Si ce bref parcours ne rend pas compte de façon exhaustive de l’activité métadiscursive des hyperboles numériques, telles qu’elles apparaissent dans des genres très divers, du moins livre-t-il quelques indications sur une certaine façon de penser la « modernité » :

  • Le pixel numérique s’impose tout d’abord comme une métaphore visuelle extrêmement féconde. Profitant de la forme du carré, il peut en effet actualiser et rénover des systèmes de représentation antérieurs construits sur une géométrie élémentaire : de l’archaïque mosaïque au suprématisme de Malevitch[24] ou, en architecture, au fonctionnalisme, par exemple. De plus, en autorisant la collusion de deux systèmes de représentation, voire leur mise en abyme, il peut soutenir un discours mythique où l’image pense son origine à l’aune du modèle numérique. Sa fécondité métaphorique tient encore au fait qu’en posant la finesse comme une visée obligée du numérique, la norme contre laquelle l’épaississement fait écart, il suggère un processus aspectuel de réparation et une sorte de dramaturgie latente.

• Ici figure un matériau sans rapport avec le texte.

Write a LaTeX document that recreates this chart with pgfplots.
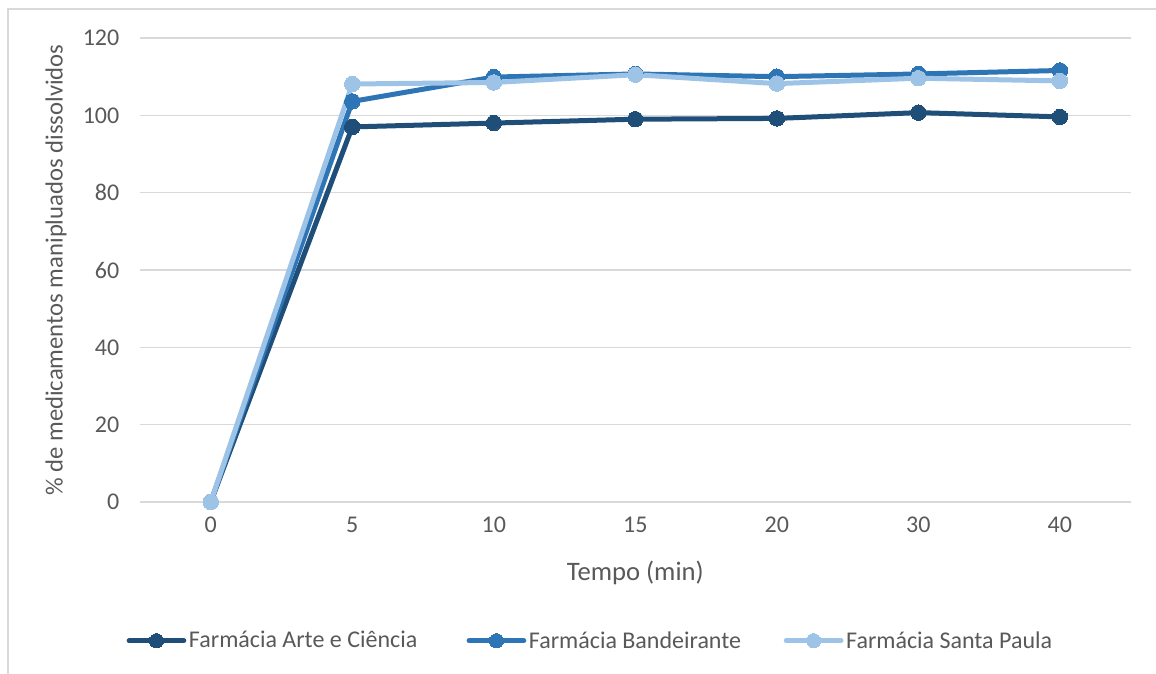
\documentclass[border=0pt]{standalone}
\usepackage{pgfplots}
\pgfplotsset{compat=1.18}
\usepackage{fontspec}
\setmainfont{Carlito}
\definecolor{cA}{HTML}{1F4E79}
\definecolor{cB}{HTML}{2E75B6}
\definecolor{cC}{HTML}{9DC3E6}
\definecolor{gridc}{HTML}{D9D9D9}
\definecolor{txt}{HTML}{595959}
\begin{document}
\begin{tikzpicture}
\begin{axis}[
  at={(0,0)}, anchor=south west,
  scale only axis, width=743pt, height=348pt,
  xmin=-0.5, xmax=6.5, ymin=0, ymax=120,
  xtick={0,1,2,3,4,5,6},
  xticklabels={0,5,10,15,20,30,40},
  ytick={0,20,40,60,80,100,120},
  axis line style={draw=none},
  major tick length=0pt,
  ymajorgrids, grid style={gridc, line width=0.9pt},
  tick label style={font=\fontsize{18}{20}\selectfont, text=txt},
  /pgf/number format/assume math mode=true,
  yticklabel style={xshift=-12pt},
  xticklabel style={yshift=-8pt},
  xlabel={Tempo (min)},
  ylabel={\% de medicamentos manipluados dissolvidos},
  xlabel style={at={(axis description cs:0.5,-0.152)}, anchor=center, font=\fontsize{20}{22}\selectfont, text=txt},
  ylabel style={at={(axis description cs:-0.0847,0.5)}, anchor=center, font=\fontsize{18.5}{21}\selectfont, text=txt},
  clip=false,
  every axis plot/.append style={line width=3.75pt, mark=*, mark size=5.8pt, line join=round, line cap=round},
  legend columns=3,
  legend style={draw=none, at={(axis description cs:0.455,-0.299)}, anchor=center,
    font=\fontsize{18}{20}\selectfont, text=txt,
    /tikz/column 2/.style={column sep=35pt},
    /tikz/column 4/.style={column sep=30pt}},
  legend cell align=left,
  legend image code/.code={\draw[#1,mark repeat=2,mark phase=2,mark size=5.3pt] plot coordinates {(0pt,0pt) (20.5pt,0pt) (41pt,0pt)};},
]
\addplot[color=cA, mark options={fill=cA, draw=cA, line width=0pt}] coordinates {(0,0) (1,97.0) (2,98.0) (3,99.0) (4,99.2) (5,100.7) (6,99.6)};
\addlegendentry{Farmácia Arte e Ciência}
\addplot[color=cB, mark options={fill=cB, draw=cB, line width=0pt}] coordinates {(0,0) (1,103.6) (2,109.9) (3,110.7) (4,110.0) (5,110.7) (6,111.6)};
\addlegendentry{Farmácia Bandeirante}
\addplot[color=cC, mark options={fill=cC, draw=cC, line width=0pt}] coordinates {(0,0) (1,108.1) (2,108.5) (3,110.5) (4,108.2) (5,109.6) (6,108.9)};
\addlegendentry{Farmácia Santa Paula}
\end{axis}
\pgfresetboundingbox
\useasboundingbox (-105pt,-129pt) rectangle (762pt,376.5pt);
\draw[gridc, line width=1.2pt] (-99pt,-130pt) -- (-99pt,369.75pt) -- (763pt,369.75pt);
\end{tikzpicture}
\end{document}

  • Ensuite, loin d’être des épiphénomènes, ces accentuations de la texture s’inscrivent dans une continuité moderniste qui tend toujours à catégoriser les dimensions du visible et qui s’affranchit de la visée mimétique pour commenter son propre modèle génératif. Pour prendre toute la mesure de l’épaisseur sémantique qu’elles ajoutent au discours, il faut donc les concevoir comme des points de résistance à la ressemblance promise par l’extrême précision du médium. Par ces points, l’image interrompt elle-même la visée mimétique et renonce à cette connivence avec le monde naturel de la photographie que Barthes décrivait déjà comme un « ça a été » (1994 : 1165 notamment).

  • Lorsque ces hyperboles posent leurs zones critiques, c’est donc très logiquement pour cesser de décrire le monde, pour faire retour sur l’image et expliciter son modèle génératif. Ce commentaire réflexif se conçoit également comme une façon de sensibiliser l’image, d’indiquer où le bât (son statut épistémique) blesse et demande précaution. En ce sens, si la multiplicité des références au modèle génératif numérique porte témoignage d’une vaste adhésion, voire d’une euphorie numérique, il resterait à tempérer cet effet de sens trop général en ajoutant qu’elles sont avant tout une façon de s’inquiéter de notre relation aux images.